The people at the Kennedy Space Centre invited me for a visit to help with the research I am doing for an article about accessibility for the disabled at tourist destinations. They have put a lot of work into making the visitor center more accessible, and they let me try to prove it by opening the doors to the whole facility for me. I had a thoroughly enjoyable day there and found that the accessibility was better than I have found at other venues.
Despite all of that, it made me quite glad that NASA will not likely ever invite me to go for a ride into that final frontier.
TV has tried to tell us that we can travel through space in comfort and joy. Kirk and Picard needed elevators to move from one part of their ships to another. I had a close look at the capsules that took man into space in the race to the moon. One thing was clear.
John Glen would have needed a shoehorn to move far enough to scratch his butt.
Spacecraft are not very big. A Volkswagen Beetle looks like a Hummer beside the tin cans these guys took to the moon. I’ve been in car pools that started to smell bad after a couple of stoplights. Can you imagine what these capsules would be like after a week or so in space?
I can only hope that they never sent up freeze dried chili for their space meals.
If the concept of long-term claustrophobia wasn’t enough to put me off signing up for the astronaut program, my lunch with John Fabian certainly did.

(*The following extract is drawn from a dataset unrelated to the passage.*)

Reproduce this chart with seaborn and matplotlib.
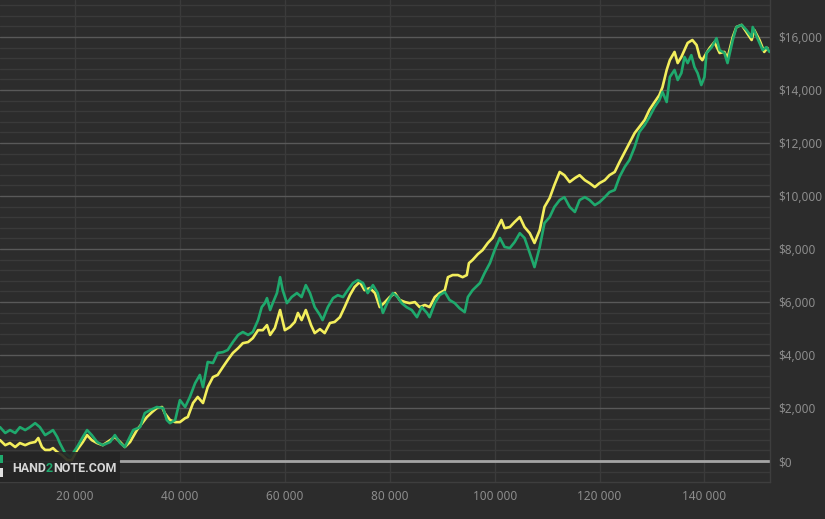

John was aboard two shuttle missions in the early Eighties, after an Air Force career that saw him pilot ninety combat missions in Viet Nam.
His description of attempting bathroom functions in space was not something NASA could use in a recruitment video.
I’ll keep you from having to read the details of what can happen when a $50-million toilet malfunctions, but let’s just say it wasn’t something you’d want to hear while eating a desert containing chocolate chips and nuts.
I may never look at a chocolate chip or a peanut the same again.
John also said that the single onboard toilet caused another problem during the early hours of the flight. Apparently in zero gravity the water in the body moves up to the top third of the body. This, in turn, causes the brain to tell your kidneys and bladder to get rid of it. As a result, for the first few hours of every Shuttle flight there is a line-up of astronauts waiting to use the facilities.
I would imagine that it is hard to cross your legs and keep them crossed in space, so if you ever get the chance to go, grab the seat closest one to the toilet, and follow your mother’s advice and go before you leave.
He also told me about the problems astronauts face with a form of motion sickness in space. Surprisingly, the people who suffer from motion sickness on Earth don’t feel it in space. The ones who don’t get it down here, have a real problem when they get into space. NASA, like all good government agencies, had to come up with a unique name for the problem. They call it Space Adaptation Syndrome.
“Astronauts,” said John, “Just call it vomiting.”
See what a fun guy he is to share a meal with?
I’m not a big fan of fear. I could quite happily go through my life without ever experiencing anything remotely close to sitting on a launch pad in the final seconds before liftoff. John tried to put it into a perspective I could understand. He said that in comparison with being married for forty-two years, the fear experienced during a Shuttle liftoff was nothing.
Maybe so, but I don’t think I could handle the combination.